## TASK
Could the lines from the start of the data through the line with "from matplotlib.ticker import FuncFormatter" be set down exactly, with no pictures among them?
━━ LISTED RECORDS ━━
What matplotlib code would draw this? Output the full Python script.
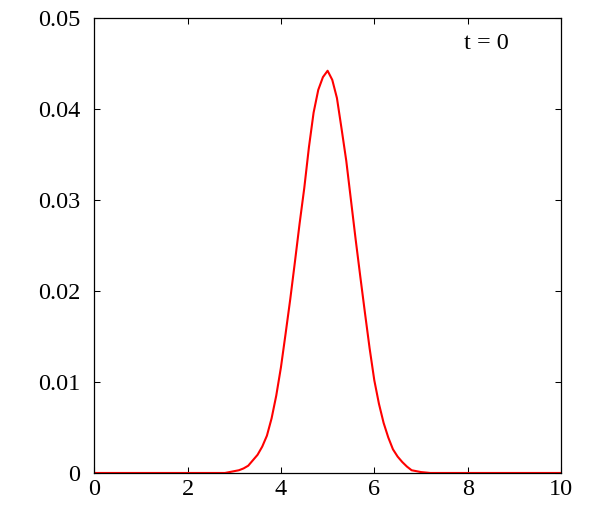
import matplotlib
matplotlib.use('Agg')
import matplotlib.pyplot as plt
from matplotlib.ticker import FuncFormatter

# valores (curva em t = 0)
x_vals = [0.0, 2.7, 2.8, 2.9, 3.0, 3.1, 3.2, 3.3, 3.4, 3.5, 3.6, 3.7, 3.8, 3.9,
          4.0, 4.1, 4.2, 4.3, 4.4, 4.5, 4.6, 4.7, 4.8, 4.9, 5.0, 5.1, 5.2, 5.3,
          5.4, 5.5, 5.6, 5.7, 5.8, 5.9, 6.0, 6.1, 6.2, 6.3, 6.4, 6.5, 6.6, 6.7,
          6.8, 6.9, 7.0, 7.1, 7.2, 7.3, 10.0]
y_vals = [0.0, 0.0, 0.0, 0.0001, 0.0002, 0.0003, 0.0005, 0.0008, 0.0014, 0.0020,
          0.0029, 0.0041, 0.0060, 0.0085, 0.0116, 0.0153, 0.0191, 0.0232, 0.0274,
          0.0313, 0.0358, 0.0396, 0.0421, 0.0435, 0.0442, 0.0432, 0.0412, 0.0378,
          0.0343, 0.0300, 0.0257, 0.0216, 0.0176, 0.0137, 0.0102, 0.0076, 0.0055,
          0.0039, 0.0026, 0.0018, 0.0012, 0.0007, 0.0003, 0.0002, 0.0001, 0.00005,
          0.0, 0.0, 0.0]
x_ticks = [0, 2, 4, 6, 8, 10]
y_ticks = [0, 0.01, 0.02, 0.03, 0.04, 0.05]
rotulo = 't = 0'

plt.rcParams['font.family'] = ['Liberation Serif', 'DejaVu Serif']

fig = plt.figure(figsize=(6, 5.15), dpi=100)
graph = fig.add_axes([0.157, 0.0816, 0.778, 0.8835])

graph.plot(x_vals, y_vals, color='red', linewidth=1.5)

graph.set_xlim(0, 10)
graph.set_ylim(0, 0.05)
graph.set_xticks(x_ticks)
graph.set_yticks(y_ticks)
fmt = FuncFormatter(lambda v, p: '%g' % round(v, 6))
graph.xaxis.set_major_formatter(fmt)
graph.yaxis.set_major_formatter(fmt)
graph.tick_params(axis='both', which='major', direction='in', length=4.3, width=0.75,
                  top=True, right=True, labelsize=17.5, colors='black')
graph.tick_params(axis='x', pad=4.5)
graph.tick_params(axis='y', pad=10)
for s in graph.spines.values():
    s.set_linewidth(0.9)
    s.set_color('black')

graph.text(8.87, 0.0466, rotulo, ha='right', va='baseline', fontsize=17.5)

fig.savefig('out.png', dpi=100)
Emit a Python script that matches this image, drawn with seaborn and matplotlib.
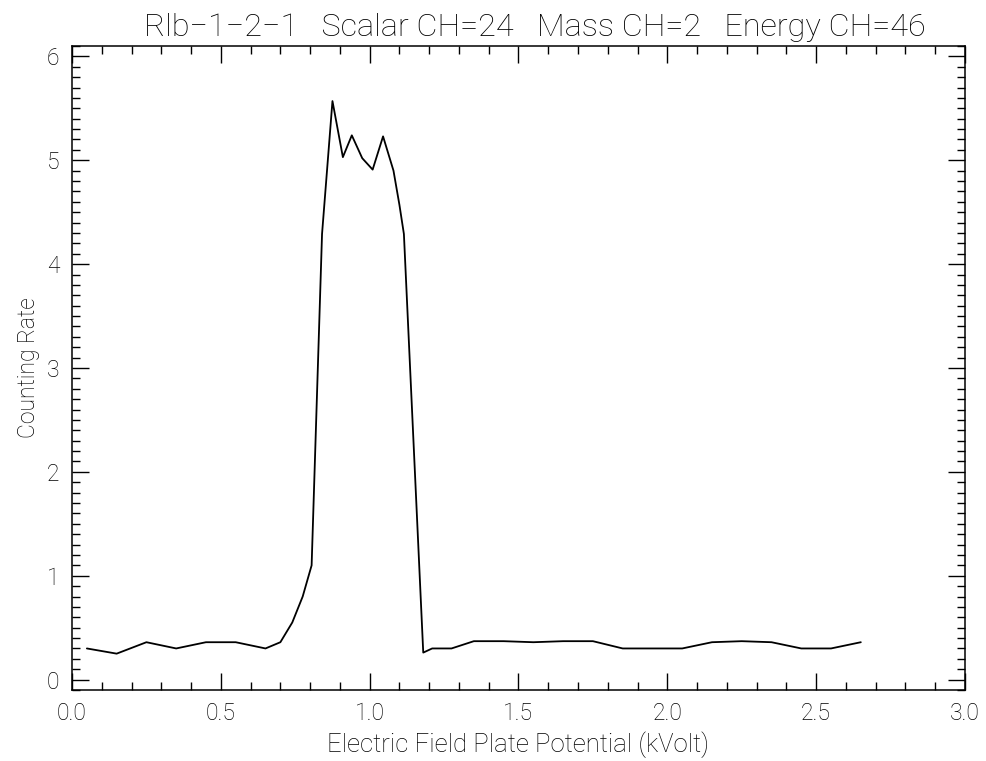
━━━
## FULL SOLUTION
What matplotlib code would draw this? Output the full Python script.
import matplotlib
matplotlib.use('Agg')
import matplotlib.pyplot as plt
from matplotlib.ticker import FuncFormatter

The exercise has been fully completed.